⟨
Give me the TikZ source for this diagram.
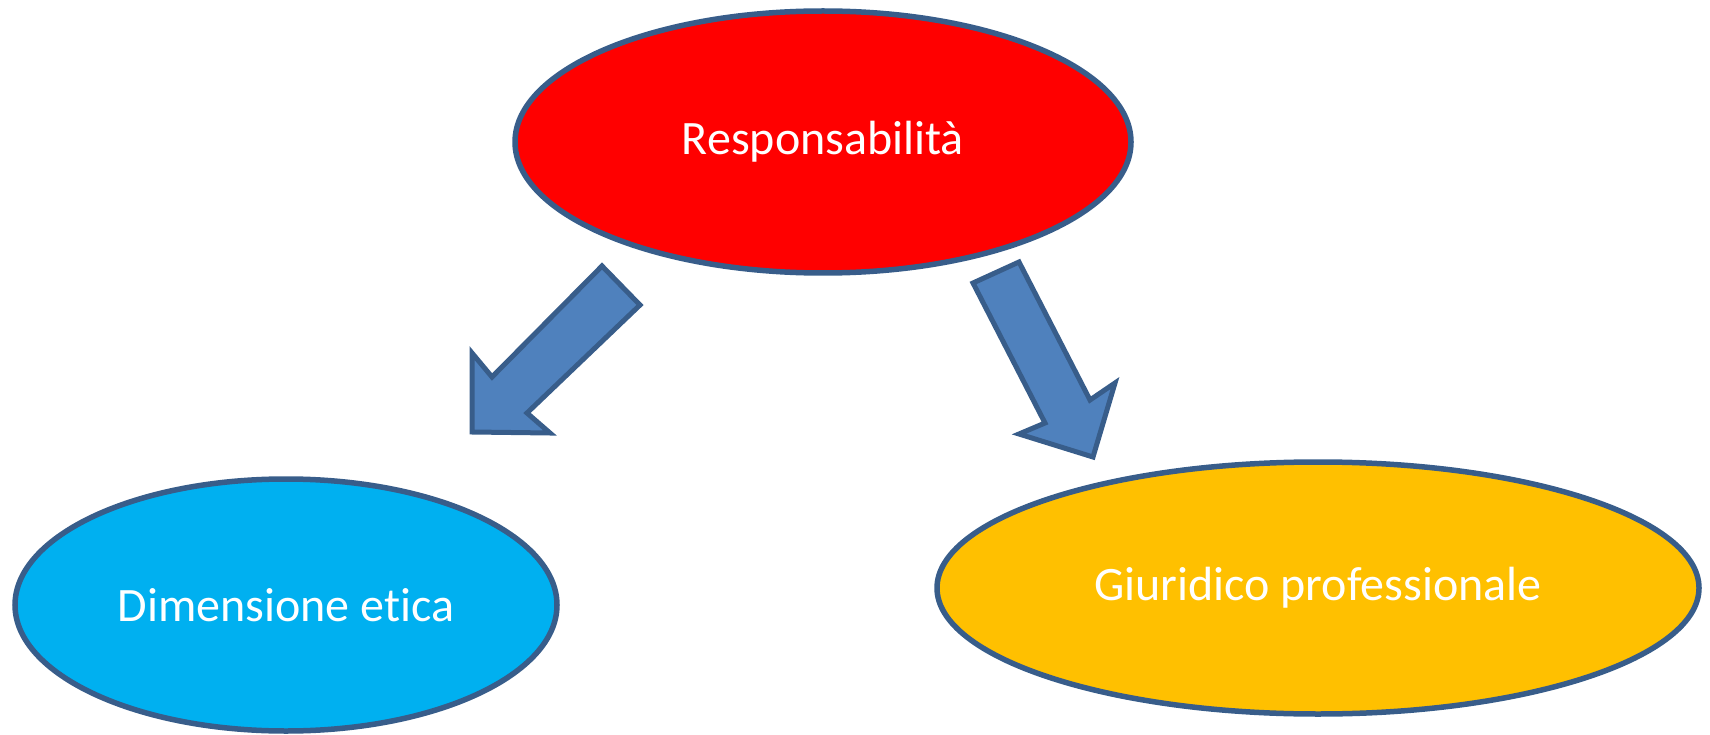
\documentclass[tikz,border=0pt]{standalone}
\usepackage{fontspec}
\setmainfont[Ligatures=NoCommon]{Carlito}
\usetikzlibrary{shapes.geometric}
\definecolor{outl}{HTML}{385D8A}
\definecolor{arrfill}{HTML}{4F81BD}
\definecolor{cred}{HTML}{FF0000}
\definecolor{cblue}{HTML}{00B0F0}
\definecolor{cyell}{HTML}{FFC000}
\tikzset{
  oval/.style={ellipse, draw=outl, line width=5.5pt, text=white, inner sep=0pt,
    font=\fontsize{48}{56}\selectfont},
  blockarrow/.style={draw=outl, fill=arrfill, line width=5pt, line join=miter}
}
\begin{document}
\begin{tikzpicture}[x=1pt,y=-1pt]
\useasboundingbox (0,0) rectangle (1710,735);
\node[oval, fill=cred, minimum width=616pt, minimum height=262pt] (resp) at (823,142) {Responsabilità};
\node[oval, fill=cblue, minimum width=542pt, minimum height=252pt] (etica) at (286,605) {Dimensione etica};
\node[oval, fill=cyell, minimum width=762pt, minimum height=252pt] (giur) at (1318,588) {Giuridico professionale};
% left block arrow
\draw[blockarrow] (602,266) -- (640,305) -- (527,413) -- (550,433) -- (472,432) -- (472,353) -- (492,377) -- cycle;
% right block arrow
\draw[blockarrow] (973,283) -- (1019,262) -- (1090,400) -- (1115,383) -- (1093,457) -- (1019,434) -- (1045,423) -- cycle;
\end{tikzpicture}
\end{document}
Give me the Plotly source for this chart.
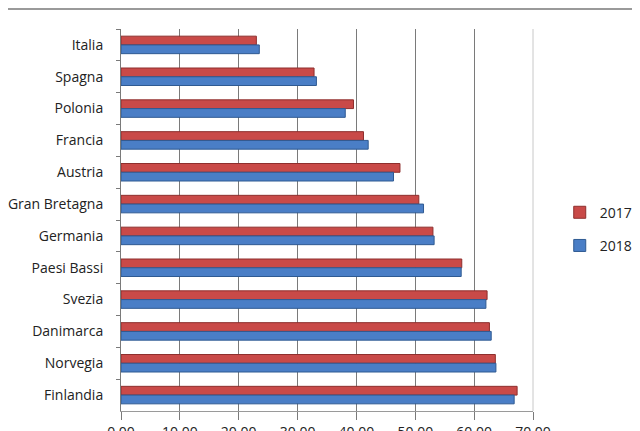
⟩
**What the task asks**. Pull every line containing "this" from the material above.

**Result**.
Give me the TikZ source for this diagram.
Give me the Plotly source for this chart.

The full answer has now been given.